Standing on the podium at the Golden Globes just months later to help collect the award for Best TV comedy, Crews knew it was the best business decision he had ever made.

"We won after just 10 episodes had aired; it just doesn't happen that way. We have lightning in a bottle right now and everyone wants to make it work here. I've done some projects in the past where some people have only been into it at 50 per cent - that's a horrible place to be. I promise I'm never going to mail it in - I'm at 150 per cent all the time."

He describes the show as a workplace or family comedy rather than a cop show. "Holt (Andre Braugher) is the dad, I'm the mom and all the other detectives are the kids, with Samberg as the petulant child. It's my job to make sure the family runs smoothly."

It's a role that Crews has extended to around the set as well. "I act as advisor to the younger cast members, warning them about what's going to happen with social media and trolls. We also talk relationship stuff. I give all the secrets - everything I know, I tell.

"When Andy was about to get married [to musician Joanna Newsom] I told him it was going to take his career to a whole new level. Often guys hide their wedding rings, but I say ‘tell everyone you're married and run with it and you'll see that it's your greatest glory'."

He knows what he's talking about. Crews has been happily married for almost 25 years to Rebecca, a former beauty queen and gospel recording artist. She is the one who has encouraged him in his varied career choices.

"To me there are no rules when it comes to acting - you do movies, TV, commercials (Crews has been the face of Old Spice) and animation. Really the only obstacle is what's in my head. Many people do their career for other people - old teachers, professors, even their parents. Me, I had no such baggage. I came from the NFL, so I'm just happy to be here. Most athletes want to be actors and all the actors want to be athletes. I've been living two dreams."
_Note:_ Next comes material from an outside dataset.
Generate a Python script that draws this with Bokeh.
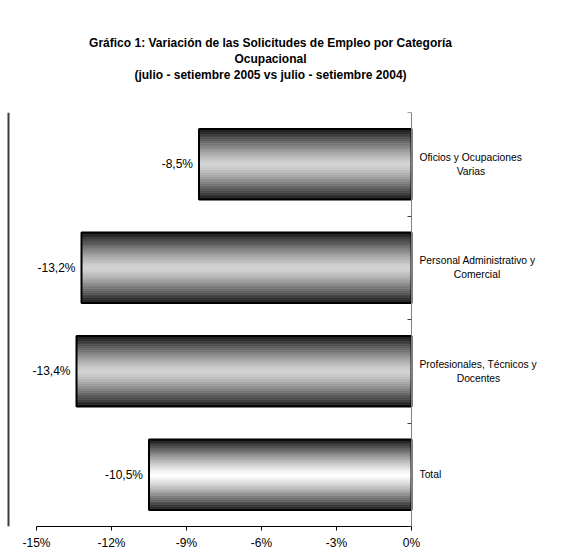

He believes that also gives him a unique perspective on both worlds. "I have too many friends that play football to get involved in a fantasy football league - I find it very objectifying. Likewise, I don't like it when they talk about my Hollywood friends either. People tend to be very heartless when it comes to someone who is famous. ‘I've spent time with their families - they are no different to you', I always say.

For his own part, Crews says he is more than happy to continue mixing things up (as well as filming the second season of Brooklyn, he will also appear in next month's The Expendables 3), although he is not keen to do anything that will take him away from his family for any great length of time.

"I spent two-and-a-half months in South Africa on Blended so we flew my family out there and we had a wonderful time. Man, I need to be around my kids all the time otherwise I start to lose influence. They start to forget your name after a while."

Brooklyn Nine-Nine, 9.55pm, Wednesday, TV2.